I decided I needed to find an emphasis for reading and study.

This weekend I realized that what interests me far above all else is the combined studies of History and Culture. History without Culture is merely a recitation of a series of events; Culture without History is merely an attempt to freeze life into a museum exhibit. Neither works without the other. My insight came from reading a very good book on the Cherokee ball game, anetso. Anetso is a cousin of lacrosse, and the author examines the history, culture and religion surrounding anetso's practice and exhibition. But one interesting point he makes is that Westerners tend to study European and Euro-American religions historically, while they tend to study non-European religions culturally (and therefore ahistorically). In other words, the study of religion in Europe is part of the fabric of European history; however, outside of Europe (and European America) it is viewed as the province of Anthropology, and thus more related to an attempt to see it statically, as part of a museum exhibit.

To remedy this all around, I feel that whether I'm studying religion, sports, the media or whatever, I would do well to view it as a study of Culture and History. In truth, one does not exist independent of the other.

I've acquired several good books recently that fall in line with this new emphasis in studies: one on the changing meaning of jihad, one on the War of 1812 in North America, and just today a history on the killing of Crazy Horse (a personal hero of mine). I'm also weighing studying the Cherokee language, as part of connecting to my family's history (but that is for another post).

Tuesday, December 7, 2010

Looking Forward

Time marches on. Good. In my lifetime we've seen an increase in tolerance for gays, but a corresponding increase in civic disengagement and mindless demogoguic populism, especially on the right. It is what it is.

But on a personal note, I will be glad to see the end of 2010. With such things as Manuel's nose wound, the blizzard week, Mom's several health issues and surgeries, the bedbug war, a rather dismal social life, 2010 was the worst year I've had since 2006.

I'm also looking forward to the end of my fifth decade of dwelling on this planet. After much reflection I've concluded that my fifth decade was the worst decade of my life, with the losses outweighing the gains. I expect life to get better.

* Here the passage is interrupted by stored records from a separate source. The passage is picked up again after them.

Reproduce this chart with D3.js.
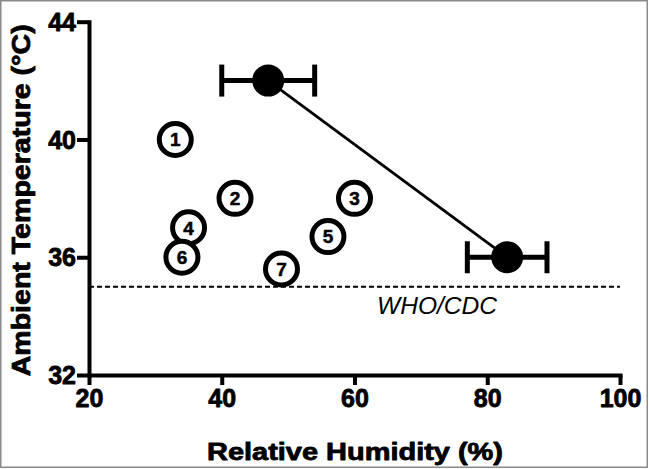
<!DOCTYPE html>
<html>
<head>
<meta charset="utf-8">
<script src="https://cdn.jsdelivr.net/npm/d3@7"></script>
<style>
  html, body { margin: 0; padding: 0; background: #fff; }
  svg { display: block; }
</style>
</head>
<body>
<script>
// ---- data ----
const siteLabels = ["1", "2", "3", "4", "5", "6", "7"];
const siteHumidity = [33, 42, 60, 35, 56, 34, 49];
const siteTemperature = [40, 38, 38, 37, 36.7, 36, 35.6];

const meanHumidity = [47, 83];
const meanTemperature = [42, 36];
const humidityError = [7, 6];

const guidelineTemperature = 35;
const guidelineLabel = "WHO/CDC";

const xTicks = [20, 40, 60, 80, 100];
const yTicks = [32, 36, 40, 44];
const xTitle = "Relative Humidity (%)";
const yTitle = "Ambient Temperature (°C)";

// ---- layout ----
const W = 649, H = 469;
const svg = d3.select("body").append("svg").attr("width", W).attr("height", H);
const FONT = "'Liberation Sans', Arial, Helvetica, sans-serif";

svg.append("rect").attr("x", 0.75).attr("y", 0.75).attr("width", W - 2.5).attr("height", H - 2.5)
  .attr("fill", "#fff").attr("stroke", "#8a8a8a").attr("stroke-width", 1.5);

const x = d3.scaleLinear().domain([20, 100]).range([89, 620]);
const y = d3.scaleLinear().domain([32, 44]).range([375, 21.7]);

function heavy(sel, w) {
  sel.attr("stroke", "#000").attr("stroke-width", w).attr("paint-order", "stroke")
     .attr("stroke-linejoin", "round").attr("fill", "#000");
}

// dashed guideline
svg.append("line")
  .attr("x1", x(20)).attr("x2", x(100))
  .attr("y1", y(guidelineTemperature)).attr("y2", y(guidelineTemperature))
  .attr("stroke", "#000").attr("stroke-width", 2).attr("stroke-dasharray", "5,3");
svg.append("text")
  .attr("x", 377).attr("y", y(guidelineTemperature) + 27)
  .attr("font-family", FONT).attr("font-style", "italic").attr("font-size", 24)
  .attr("textLength", 120).attr("lengthAdjust", "spacingAndGlyphs")
  .text(guidelineLabel);

// axes
const xAxis = svg.append("g").attr("transform", `translate(0,${y(32)})`)
  .call(d3.axisBottom(x).tickValues(xTicks).tickSize(10).tickSizeOuter(0).tickPadding(4));
const yAxis = svg.append("g").attr("transform", `translate(${x(20)},0)`)
  .call(d3.axisLeft(y).tickValues(yTicks).tickSize(12).tickSizeOuter(0).tickPadding(1));
[xAxis, yAxis].forEach(g => {
  g.select(".domain").attr("stroke", "#000").attr("stroke-width", 4).attr("stroke-linecap", "square");
  g.selectAll(".tick line").attr("stroke", "#000").attr("stroke-width", 4);
  const t = g.selectAll(".tick text").attr("font-family", FONT).attr("font-weight", "bold")
    .attr("font-size", 25);
  heavy(t, 0.8);
});
xAxis.selectAll(".tick text").attr("dy", "0.72em");
yAxis.selectAll(".tick text").attr("dy", "0.35em");

// axis titles
heavy(svg.append("text")
  .attr("x", 355).attr("y", 460).attr("text-anchor", "middle")
  .attr("font-family", FONT).attr("font-weight", "bold").attr("font-size", 24)
  .attr("textLength", 296).attr("lengthAdjust", "spacingAndGlyphs")
  .text(xTitle), 0.8);
heavy(svg.append("text")
  .attr("transform", `translate(30,${(y(32) + y(44)) / 2 + 2}) rotate(-90)`)
  .attr("text-anchor", "middle")
  .attr("font-family", FONT).attr("font-weight", "bold").attr("font-size", 25)
  .attr("textLength", 352).attr("lengthAdjust", "spacingAndGlyphs")
  .text(yTitle), 0.8);

// mean line
const means = meanHumidity.map((h, i) => ({ h, t: meanTemperature[i], e: humidityError[i] }));
svg.append("path")
  .datum(means)
  .attr("d", d3.line().x(d => x(d.h)).y(d => y(d.t)))
  .attr("fill", "none").attr("stroke", "#000").attr("stroke-width", 2.8);

// error bars
const eb = svg.append("g").selectAll("g").data(means).join("g");
eb.append("line")
  .attr("x1", d => x(d.h - d.e)).attr("x2", d => x(d.h + d.e))
  .attr("y1", d => y(d.t)).attr("y2", d => y(d.t))
  .attr("stroke", "#000").attr("stroke-width", 5);
eb.selectAll("line.cap").data(d => [[d.h - d.e, d.t], [d.h + d.e, d.t]]).join("line")
  .attr("class", "cap")
  .attr("x1", d => x(d[0])).attr("x2", d => x(d[0]))
  .attr("y1", d => y(d[1]) - 16).attr("y2", d => y(d[1]) + 16)
  .attr("stroke", "#000").attr("stroke-width", 5);
eb.append("circle")
  .attr("cx", d => x(d.h)).attr("cy", d => y(d.t)).attr("r", 16).attr("fill", "#000");

// numbered sites
const sites = siteLabels.map((l, i) => ({ l, h: siteHumidity[i], t: siteTemperature[i] }));
const sg = svg.append("g").selectAll("g").data(sites).join("g")
  .attr("transform", d => `translate(${x(d.h)},${y(d.t)})`);
sg.append("circle").attr("r", 16).attr("fill", "#fff").attr("stroke", "#000").attr("stroke-width", 5);
heavy(sg.append("text").attr("text-anchor", "middle").attr("dy", "0.36em")
  .attr("font-family", FONT).attr("font-weight", "bold").attr("font-size", 19)
  .text(d => d.l), 0.5);
</script>
</body>
</html>
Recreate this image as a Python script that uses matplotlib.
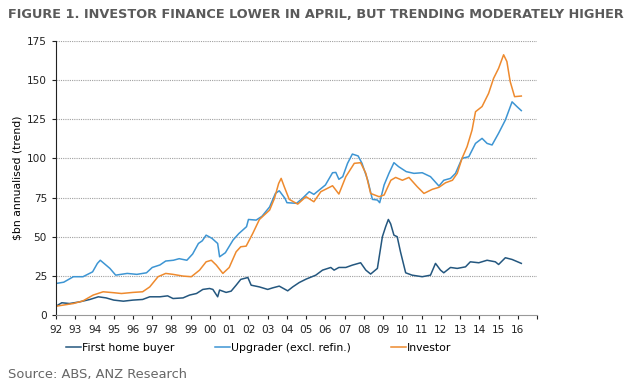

I expect to do better myself. I just have so much to gain.

Saturday, December 4, 2010

Report from the Illness Room

Some people, when they get sick, get sad and then they whine. These people usually were as healthy as a horse growing up. I grew up getting sick often (due to massive allergies, hayfever and asthma). I learned how to be sick - that in essence I have to put life on hold and wait the illness out. So when I get sick, I tend to get bored and angry, and then bitchy. And that's why I tend to cocoon when I get sick. No one needs to be around a sick, bitchy man.

I do not want to be bitchy, so I've been trying to keep myself occupied. When I'm feverish, I cannot read very well. Still, in my more lucid moments, I managed to finish reading Peter Hoeg's Smilla's Sense of Snow. I cannot decide whether I liked it or not. I enjoyed to first parts more than the latter parts, I think. I've gotten through a few more pages of Chivers's The Gun, too.

Television has been of limited use, but I've kept up with my stories, e.g., The Vampire Diaries, Burn Notice, Supernatural, etc. But Syfy's movies have been their usual awfulness, and the other channels just aren't cooperating with me either.

The internet has been a lifesaver this time around. I've watched shows (The Venture Brothers, Community), surfed and reblogged on Tumblr, and built a playlist on Hypster.